岡山に行ってきました。日帰りで!岡山市には中学校区ごとに公民館があって多彩な事業をおこなっています。それをぜひ学びたいと思ったのです。

川崎では、社会教育法に基づく施設は「市民館」と呼んでいますが、各区に1ヵ所しかありません。分館を持っている区もありますが、多摩区にはなく、人口21万の多摩区にたった1ヶ所しか社会教育施設の拠点がありません。岡山市は人口は70万人で、公民館が37ヶ所もあります。そのひとつひとつが、「市民の生涯の学びの館」として活動していますが、そのなかでも地域と密着した多彩な活動にとりくんでいる、高島公民館を視察しました。

10年に及ぶ労働組合の取り組みが実を結んで、専門の正規職員として社会指導主事が配置されています。

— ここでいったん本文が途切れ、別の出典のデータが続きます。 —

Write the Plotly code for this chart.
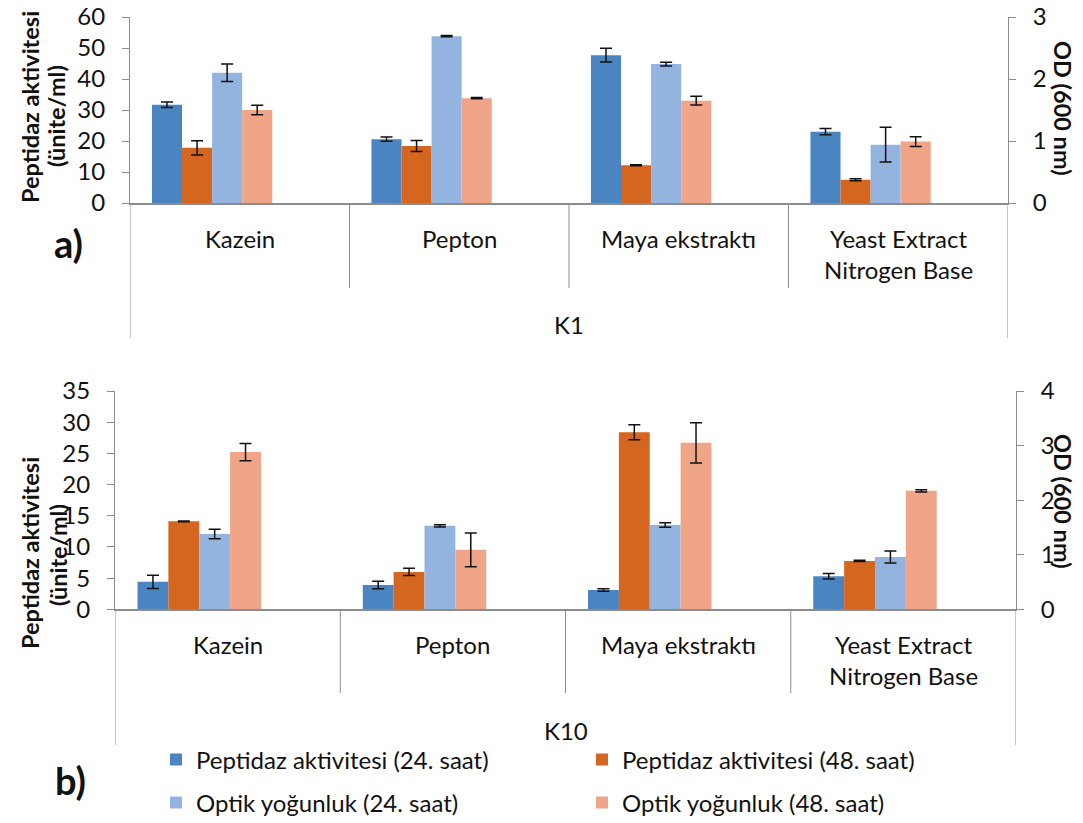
import plotly.graph_objects as go

W, H = 1083, 823

categories = ["Kazein", "Pepton", "Maya ekstraktı", "Yeast Extract<br>Nitrogen Base"]
series_names = [
    "Peptidaz aktivitesi (24. saat)",
    "Peptidaz aktivitesi (48. saat)",
    "Optik yoğunluk (24. saat)",
    "Optik yoğunluk (48. saat)",
]
colors = ["#4a84c1", "#d4661f", "#94b4e0", "#f0a588"]

# K1 strain (panel a)
k1_pep24 = [31.7, 20.6, 47.7, 23.0]
k1_pep24_err = [0.9, 0.7, 2.2, 1.0]
k1_pep48 = [17.8, 18.4, 12.2, 7.5]
k1_pep48_err = [2.3, 1.8, 0.15, 0.3]
k1_od24 = [2.10, 2.69, 2.24, 0.94]
k1_od24_err = [0.14, 0.01, 0.03, 0.28]
k1_od48 = [1.50, 1.69, 1.65, 0.99]
k1_od48_err = [0.075, 0.01, 0.07, 0.08]

# K10 strain (panel b)
k10_pep24 = [4.4, 3.9, 3.1, 5.3]
k10_pep24_err = [1.05, 0.6, 0.2, 0.45]
k10_pep48 = [14.1, 6.0, 28.4, 7.75]
k10_pep48_err = [0.05, 0.6, 1.2, 0.1]
k10_od24 = [1.38, 1.53, 1.545, 0.96]
k10_od24_err = [0.085, 0.02, 0.043, 0.11]
k10_od48 = [2.88, 1.09, 3.05, 2.17]
k10_od48_err = [0.16, 0.31, 0.37, 0.02]

FONT = "Lato"
AX_COLOR = "#8c8c8c"
TXT = "#111111"
FS = 24

bar_w = 0.137
offsets = [-0.40, -0.263, -0.126, 0.011]

fig = go.Figure()


def add_panel(vals, errs, xa, ya_left, ya_right, show):
    for i, (v, e) in enumerate(zip(vals, errs)):
        fig.add_trace(go.Bar(
            x=categories, y=v,
            xaxis=xa, yaxis=ya_left if i < 2 else ya_right,
            width=bar_w, offset=offsets[i],
            marker=dict(color=colors[i], line=dict(width=0)),
            error_y=dict(type="data", array=e, visible=True,
                         color="#111111", thickness=1.5, width=6),
            name=series_names[i],
            showlegend=show,
            legend="legend" if i in (0, 1) else "legend2",
        ))


add_panel([k1_pep24, k1_pep48, k1_od24, k1_od48],
          [k1_pep24_err, k1_pep48_err, k1_od24_err, k1_od48_err],
          "x", "y", "y2", True)
add_panel([k10_pep24, k10_pep48, k10_od24, k10_od48],
          [k10_pep24_err, k10_pep48_err, k10_od24_err, k10_od48_err],
          "x2", "y3", "y4", False)

# panel geometry in pixels
top = dict(x0=130, x1=1008, y0=17, y1=203)
bot = dict(x0=115, x1=1016, y0=391, y1=609.3)


def fx(px):
    return px / W


def fy(py):
    return 1 - py / H


tickfont = dict(family=FONT, size=FS, color=TXT)

yax_common = dict(showgrid=False, zeroline=False, showline=True, linecolor=AX_COLOR,
                  linewidth=1, ticks="outside", ticklen=7, tickcolor=AX_COLOR,
                  tickfont=tickfont, ticklabelstandoff=12, automargin=False)
xax_common = dict(type="category", range=[-0.5, 3.5], showgrid=False, zeroline=False,
                  showline=True, linecolor=AX_COLOR, linewidth=1.5,
                  showticklabels=False, ticks="", automargin=False)

legend_common = dict(orientation="h", xanchor="left", yanchor="middle",
                     entrywidth=381, entrywidthmode="pixels",
                     font=dict(family=FONT, size=FS, color=TXT),
                     bgcolor="rgba(0,0,0,0)")

fig.update_layout(
    width=W, height=H,
    margin=dict(l=0, r=0, t=0, b=0, autoexpand=False),
    paper_bgcolor="white", plot_bgcolor="white",
    barmode="overlay",
    font=dict(family=FONT, color=TXT),
    xaxis=dict(domain=[fx(top["x0"]), fx(top["x1"])], anchor="y", **xax_common),
    yaxis=dict(domain=[fy(top["y1"]), fy(top["y0"])], anchor="x",
               range=[0, 60], dtick=10, **yax_common),
    yaxis2=dict(overlaying="y", side="right", anchor="x",
                range=[0, 3], dtick=1, **yax_common),
    xaxis2=dict(domain=[fx(bot["x0"]), fx(bot["x1"])], anchor="y3", **xax_common),
    yaxis3=dict(domain=[fy(bot["y1"]), fy(bot["y0"])], anchor="x2",
                range=[0, 35], dtick=5, **yax_common),
    yaxis4=dict(overlaying="y3", side="right", anchor="x2",
                range=[0, 4], dtick=1, **yax_common),
    legend=dict(x=fx(156), y=fy(760), **legend_common),
    legend2=dict(x=fx(156), y=fy(803), **legend_common),
)

shapes = []
annotations = []


def category_frame(xref, y_axis_px, div_px, outer_px):
    for b in (0.5, 1.5, 2.5):
        shapes.append(dict(type="line", xref=xref, yref="paper", x0=b, x1=b,
                           y0=fy(y_axis_px), y1=fy(div_px),
                           line=dict(color=AX_COLOR, width=1)))
    for b in (-0.5, 3.5):
        shapes.append(dict(type="line", xref=xref, yref="paper", x0=b, x1=b,
                           y0=fy(y_axis_px), y1=fy(outer_px),
                           line=dict(color=AX_COLOR, width=1)))


category_frame("x", top["y1"], 288, 338)
category_frame("x2", bot["y1"], 693, 745)

catfont = dict(family=FONT, size=FS, color=TXT)
for xref, ytop in (("x", 222), ("x2", 628)):
    for c in categories:
        annotations.append(dict(x=c, xref=xref, y=fy(ytop), yref="paper",
                                text=c, showarrow=False, xanchor="center", yanchor="top",
                                font=catfont))

annotations.append(dict(x=1.5, xref="x", y=fy(324), yref="paper", text="K1",
                        showarrow=False, xanchor="center", yanchor="middle", font=catfont))
annotations.append(dict(x=1.5, xref="x2", y=fy(730), yref="paper", text="K10",
                        showarrow=False, xanchor="center", yanchor="middle", font=catfont))

titlefont = dict(family=FONT, size=23.5, color=TXT, weight="bold")
label_font = dict(family=FONT, size=38, color=TXT, weight="bold")


def paper_text(px, py, text, font, angle=0):
    return dict(x=fx(px), y=fy(py), xref="paper", yref="paper", text=text,
                textangle=angle, showarrow=False, xanchor="center", yanchor="middle",
                font=font)


annotations += [
    paper_text(30, 107, "Peptidaz aktivitesi", titlefont, -90),
    paper_text(56, 116, "(ünite/ml)", titlefont, -90),
    paper_text(1063, 108, "OD (600 nm)", titlefont, 90),
    paper_text(30, 553, "Peptidaz aktivitesi", titlefont, -90),
    paper_text(58, 555, "(ünite/ml)", titlefont, -90),
    paper_text(1063, 501, "OD (600 nm)", titlefont, 90),
    paper_text(68, 243, "a)", label_font),
    paper_text(70, 780, "b)", label_font),
]

fig.update_layout(shapes=shapes, annotations=annotations)

fig.write_html("out.html")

高島公民館の吉田さんは、「社会教育法なんて見たこともなかった」という臨時職員の時代に学習を通じてその重要性をつかみ、自ら試験を受けて公民館の職員になります。「教育は学校だけは終わらない。社会人になっても、地域の中でも学ぶ機会をつくるのが公民館」と、地域の中にある資源を活用して自然と親しむ講座や、高齢者が地域に出てこられる機会をつくるための寄席などを公民館主催でおこないます。そうした主催講座が実に多彩です。そのうえに、地域の人たちがクラブ活動を登録し、平屋の小さな公民館に1年間に五万人も訪れるというのです。

ひるがえって多摩区では…。21万人の中に市民館が1つだけ。職員も減らされて、主催講座がどんどん減っています。かつて生田地区に分館を作る予定でしたが、市長が財政難を理由に白紙にしてしまいました。生田地区に住んでいる人は5万人を超えます。5万の都市で公民館がないところなんてありません。子供たちから高齢者まで、「公民館に行けば興味あることをたくさんやっている。いってみよう。見てみよう」という知的好奇心や社会的な要求をかなえられる岡山と何と違うことでしょう。

その岡山にも、公民館を教育委員会から引き離すという攻撃がされていました。川崎でも市民館の管理をするという名目で区役所の管轄下にしようとしています。会議室を貸すだけならだれでもできますが、市民館の役割はそれだけでなく、市民の教育権の保証です。それをするのが教育委員会のはず。川崎でもそういう攻撃を跳ね返さなければ、と思いました。